Indians make up one of the major human ancestry groups, with relatively little genetic differentiation among the people from different parts of the country, according to a new US study.
Although the study used participants that may not reflect a random sample from India, these results still suggest that the frequencies of many genetic variants are distinctive in India compared to other parts of the world, an Indian American scientist who led the study said.
"We were struck both by the low level of diversity amongst people spanning such a large geographical region, and by the fact that people of the Indian sub-continent constituted a distinct group when compared to populations from other parts of the world," said Pragna I. Patel.
The study led by Patel, professor of biochemistry and molecular biology at the Keck School of Medicine of the University of Southern California (USC), represents the largest study of Indian genetic variation performed to date, in terms of the total number of sites in the human genome that were surveyed.
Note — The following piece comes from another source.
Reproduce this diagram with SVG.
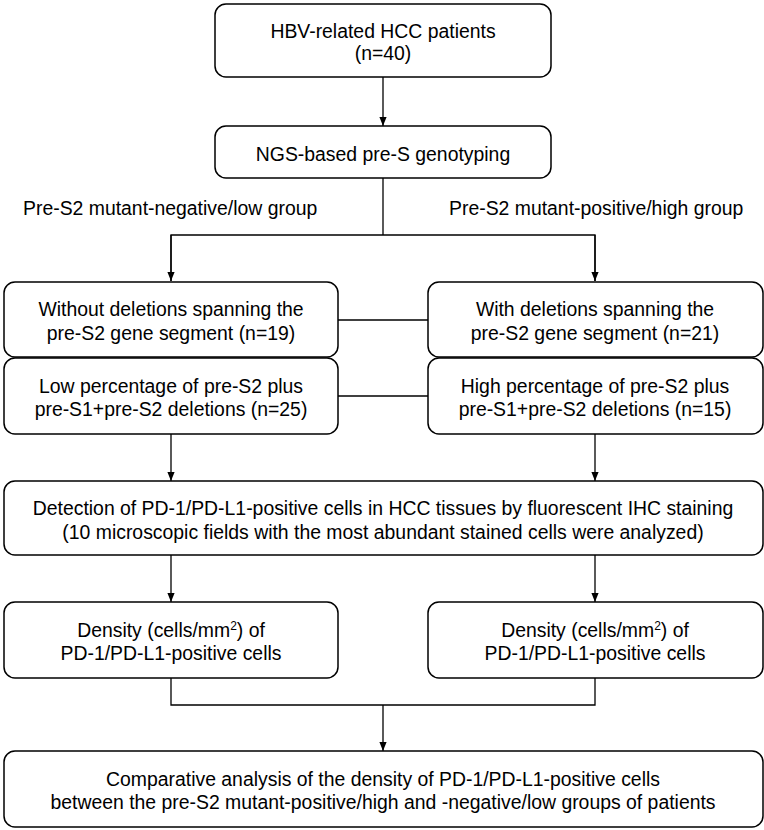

Her group is using this study as a foundation for future studies on the genetic basis of various common diseases in Asian Indians - such as heart disease, which is highly prevalent in this population.
For their study, Patel and Noah Rosenberg, assistant professor in the department of Human Genetics at the University of Michigan, conducted genetic analysis of Indian-born individuals in the US. Their studies of 1,200 genome-wide polymorphisms collected from 432 individuals representing 15 different Indian populations, have begun to shed light on the genetic variations of the diverse population of India.
Patel took up the project as despite the fact that the people of India constitute more than one-sixth of the world's entire population, they have been underrepresented in studies related to genetic diseases.
And with the growth of modernisation, complex genetic diseases associated with urban and western lifestyles have risen to near-epidemic proportions, making genetic cataloguing and association studies of particular importance.
The research group also includes other researchers from the USC Institute for Genetic Medicine at the Keck School of Medicine, the University of Michigan, the departments of neurology and molecular and human genetics at Baylor College of Medicine in Houston, Texas, and the Centre for Medical Genetics at the Marshfield Medical Research Foundation, Marshfield, Wisconsin.
The study was funded by a Burroughs Wellcome Fund Career Award in the Biomedical Sciences (Rosenberg), an Alfred P. Sloan Research Fellowship (Rosenberg) and a grant from the University of Southern California. The National Heart, Lung and Blood Institute provided additional support for genotyping.